A Direct Sales Horror Story: From Bad to Worse

A year-long BBC investigation took a look at the working conditions of dozens of ex-sales agents, most of them in direct sales, and the resulting picture was not pretty. In short, young salespeople are being promised six-figure salaries and upward mobility, but the companies they work for never seem to deliver on these promises, or worse.

Lauren, 20, was laid off from her bartending job in 2020, so when she saw an ad for a sales job with all the bells and whistles, she leapt at the opportunity. Her dreams of driving a nice car and helping her mom retire all of a sudden seemed within reach. All she had to do was “hustle,” right? 

Matt, 25, also signed onto a direct sales job with the promise of a six-figure salary and his own direct sales company.

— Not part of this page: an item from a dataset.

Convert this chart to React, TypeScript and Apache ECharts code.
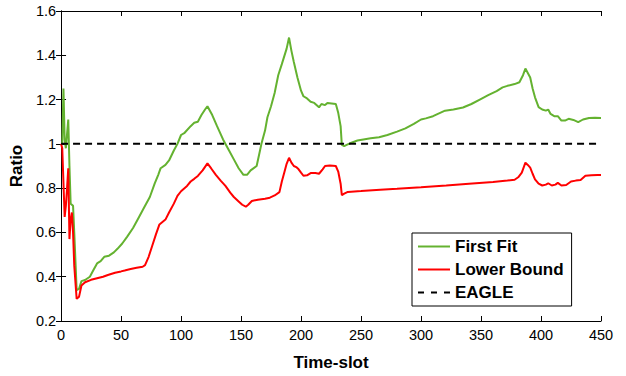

Instead, he was working 80-hour weeks without benefits, minimum wage, or paid sick leave, and was only making a commission, categorized as “self-employed” by his company. 12 hours a day, six days a week, for 14 months, and after all that, he only had £7,900 to show for it (that and a maxed out credit card). 

Lauren too was told she would be self-employed, only earning a commission, but that if she put in the work, she wouldn’t be doing door-to-door sales for long. Three weeks later, she limped into the office with swollen feet only to have her boss refuse her a bathroom break she needed because she was on her period. She had no choice but to bleed on her clothes.

Her manager’s response? 

"He said: 'You're not giving 100%.'” Lauren told the BBC. “He asked: 'Do you even want this? Do you want to retire your mum? Your period can't stop you from doing that.' I just felt so humiliated." Lauren concluded that working for this company was akin to “selling your soul.” 

Matt and Lauren were both working for Credico, a Canadian company that boasts 15,000 sales agents worldwide and is one of the direct sales industry leaders in the UK. Credico is a middleman, contracting out to smaller sales companies which then assign their employees to sell for big-name brands. 

Matt says Credico likened itself to Uber for new recruits. "We were the taxi drivers, and the passengers were the clients. So Credico [would] connect us and the clients together, they would give us the training materials and they will act as a go-between," he told the BBC. But the self-employed label didn’t provide sales agents any freedom to make their own schedules – only the freedom to take an occasional sick day and not get paid. 

Experts criticized the working conditions at Credico and their "deeply misleading" job postings that (misleadingly) spoke of a base salary. Labor MP Darren Jones, chair of the House of Commons Business Committee, said “[workers] are being exploited because they think they're signing up for an exciting job with a good salary that gives them prospects, and actually, they arrive at the office and they're told they're self-employed, commission-only, door-to-door salespeople."

"Exploitative practices have no place in our society, and we will investigate cases of malpractice," a government spokesman told the BBC. He said the government had introduced employment status guidance so that people could better understand what their employment rights were. 

Credico’s spokesman was sure to emphasize that their contracts are written in “plain language,” their agents “enjoy the flexibility that self-employment brings,” and that the well-being of their contractors was “extremely important to them.” 

Matt and Lauren are now in other sales positions. Matt is in a salaried sales job, and Lauren is in a marketing job she enjoys, where she says she uses the skills she gained in direct sales. 

"I want young people to be aware,” she said. “Please don't get caught up in the hustle and the go-getter lifestyle. You will get there 100%.”